## STATED TASK:
Lift out all lines below that contain "this".

(Rows from a dataset)
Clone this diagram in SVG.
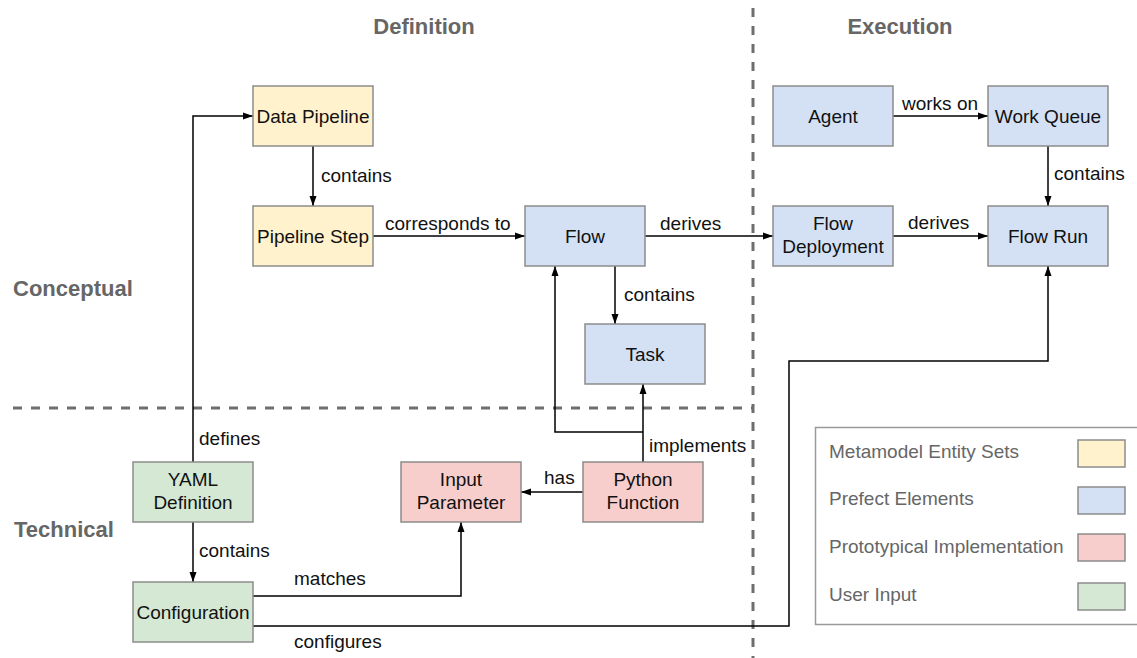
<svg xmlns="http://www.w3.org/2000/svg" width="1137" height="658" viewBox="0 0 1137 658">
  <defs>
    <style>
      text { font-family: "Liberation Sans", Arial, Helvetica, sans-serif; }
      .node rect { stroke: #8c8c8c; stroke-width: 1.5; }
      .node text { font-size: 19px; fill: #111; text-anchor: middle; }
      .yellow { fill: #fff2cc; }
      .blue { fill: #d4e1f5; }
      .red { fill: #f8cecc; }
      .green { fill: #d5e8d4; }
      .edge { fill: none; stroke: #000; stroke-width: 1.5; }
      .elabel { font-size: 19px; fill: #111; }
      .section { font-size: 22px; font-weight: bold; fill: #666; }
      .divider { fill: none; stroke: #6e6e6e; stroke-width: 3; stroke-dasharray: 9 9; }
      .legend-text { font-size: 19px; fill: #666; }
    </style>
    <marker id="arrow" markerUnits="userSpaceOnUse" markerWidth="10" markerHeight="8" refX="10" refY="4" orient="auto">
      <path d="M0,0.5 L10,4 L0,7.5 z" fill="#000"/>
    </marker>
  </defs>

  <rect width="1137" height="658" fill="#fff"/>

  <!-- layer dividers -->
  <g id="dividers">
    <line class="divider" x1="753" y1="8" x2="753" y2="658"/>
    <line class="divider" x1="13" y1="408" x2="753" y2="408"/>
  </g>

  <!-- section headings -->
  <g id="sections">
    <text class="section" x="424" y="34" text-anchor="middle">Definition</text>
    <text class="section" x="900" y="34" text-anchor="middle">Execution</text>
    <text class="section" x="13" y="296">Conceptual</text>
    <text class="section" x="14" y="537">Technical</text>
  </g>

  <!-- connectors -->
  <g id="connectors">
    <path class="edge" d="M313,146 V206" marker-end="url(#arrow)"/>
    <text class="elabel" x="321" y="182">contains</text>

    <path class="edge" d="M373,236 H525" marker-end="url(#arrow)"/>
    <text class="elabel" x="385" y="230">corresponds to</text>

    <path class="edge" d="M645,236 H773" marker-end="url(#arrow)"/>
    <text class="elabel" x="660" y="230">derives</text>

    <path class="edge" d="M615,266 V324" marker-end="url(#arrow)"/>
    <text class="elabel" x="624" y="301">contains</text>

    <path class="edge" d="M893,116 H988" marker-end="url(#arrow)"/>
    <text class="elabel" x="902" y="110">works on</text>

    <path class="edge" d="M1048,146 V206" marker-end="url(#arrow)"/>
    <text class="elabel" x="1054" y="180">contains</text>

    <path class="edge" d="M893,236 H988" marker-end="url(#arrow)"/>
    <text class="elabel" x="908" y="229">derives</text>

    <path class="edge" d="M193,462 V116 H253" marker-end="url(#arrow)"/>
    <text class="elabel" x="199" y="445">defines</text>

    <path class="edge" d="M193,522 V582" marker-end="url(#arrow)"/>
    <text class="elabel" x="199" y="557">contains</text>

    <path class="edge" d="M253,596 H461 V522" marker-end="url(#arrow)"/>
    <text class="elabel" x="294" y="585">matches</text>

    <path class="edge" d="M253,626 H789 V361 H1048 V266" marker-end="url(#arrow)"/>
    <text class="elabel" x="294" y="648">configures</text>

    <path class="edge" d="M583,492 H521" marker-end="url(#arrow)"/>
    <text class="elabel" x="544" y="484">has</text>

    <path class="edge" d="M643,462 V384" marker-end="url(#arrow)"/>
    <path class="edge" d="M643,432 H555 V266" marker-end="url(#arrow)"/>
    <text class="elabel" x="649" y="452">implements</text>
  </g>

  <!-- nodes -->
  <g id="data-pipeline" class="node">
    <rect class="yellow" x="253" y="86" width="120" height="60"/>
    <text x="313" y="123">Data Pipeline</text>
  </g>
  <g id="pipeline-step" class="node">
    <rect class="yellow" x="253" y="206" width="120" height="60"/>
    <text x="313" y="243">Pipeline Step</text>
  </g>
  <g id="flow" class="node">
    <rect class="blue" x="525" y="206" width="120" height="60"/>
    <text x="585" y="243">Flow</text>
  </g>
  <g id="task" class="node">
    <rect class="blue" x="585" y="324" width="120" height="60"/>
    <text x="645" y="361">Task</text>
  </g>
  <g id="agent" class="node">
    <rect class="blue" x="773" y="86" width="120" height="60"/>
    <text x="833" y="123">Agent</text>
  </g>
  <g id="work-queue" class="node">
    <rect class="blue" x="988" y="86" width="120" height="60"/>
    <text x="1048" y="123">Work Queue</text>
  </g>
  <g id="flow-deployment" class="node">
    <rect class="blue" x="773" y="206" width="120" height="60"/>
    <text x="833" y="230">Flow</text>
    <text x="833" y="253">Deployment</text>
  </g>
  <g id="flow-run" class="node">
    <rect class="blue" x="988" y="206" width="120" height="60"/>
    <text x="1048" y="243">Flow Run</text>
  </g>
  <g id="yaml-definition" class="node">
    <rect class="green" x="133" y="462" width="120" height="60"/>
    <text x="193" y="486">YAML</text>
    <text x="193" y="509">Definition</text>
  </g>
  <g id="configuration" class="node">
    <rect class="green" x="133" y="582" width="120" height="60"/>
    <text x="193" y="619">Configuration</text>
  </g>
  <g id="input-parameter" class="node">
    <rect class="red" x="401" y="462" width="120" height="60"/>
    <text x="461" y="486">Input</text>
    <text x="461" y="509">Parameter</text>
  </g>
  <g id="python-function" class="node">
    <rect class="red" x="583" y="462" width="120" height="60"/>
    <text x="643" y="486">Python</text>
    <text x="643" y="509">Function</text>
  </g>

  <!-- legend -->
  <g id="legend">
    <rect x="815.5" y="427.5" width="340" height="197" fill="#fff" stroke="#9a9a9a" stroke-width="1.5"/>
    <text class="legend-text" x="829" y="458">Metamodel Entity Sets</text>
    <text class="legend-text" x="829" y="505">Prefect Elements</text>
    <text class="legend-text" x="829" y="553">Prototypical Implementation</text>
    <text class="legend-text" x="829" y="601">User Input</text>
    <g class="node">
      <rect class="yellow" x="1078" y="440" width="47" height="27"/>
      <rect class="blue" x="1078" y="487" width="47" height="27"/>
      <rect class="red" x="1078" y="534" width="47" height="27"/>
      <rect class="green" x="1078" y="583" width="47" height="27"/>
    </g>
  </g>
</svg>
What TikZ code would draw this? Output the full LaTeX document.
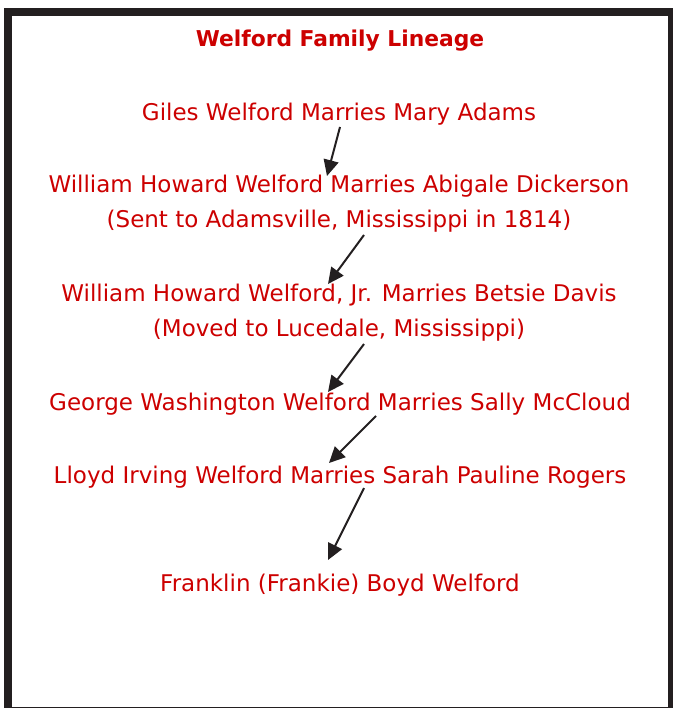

## TASK OUTPUT:
Clone this diagram in SVG.
What TikZ code would draw this? Output the full LaTeX document.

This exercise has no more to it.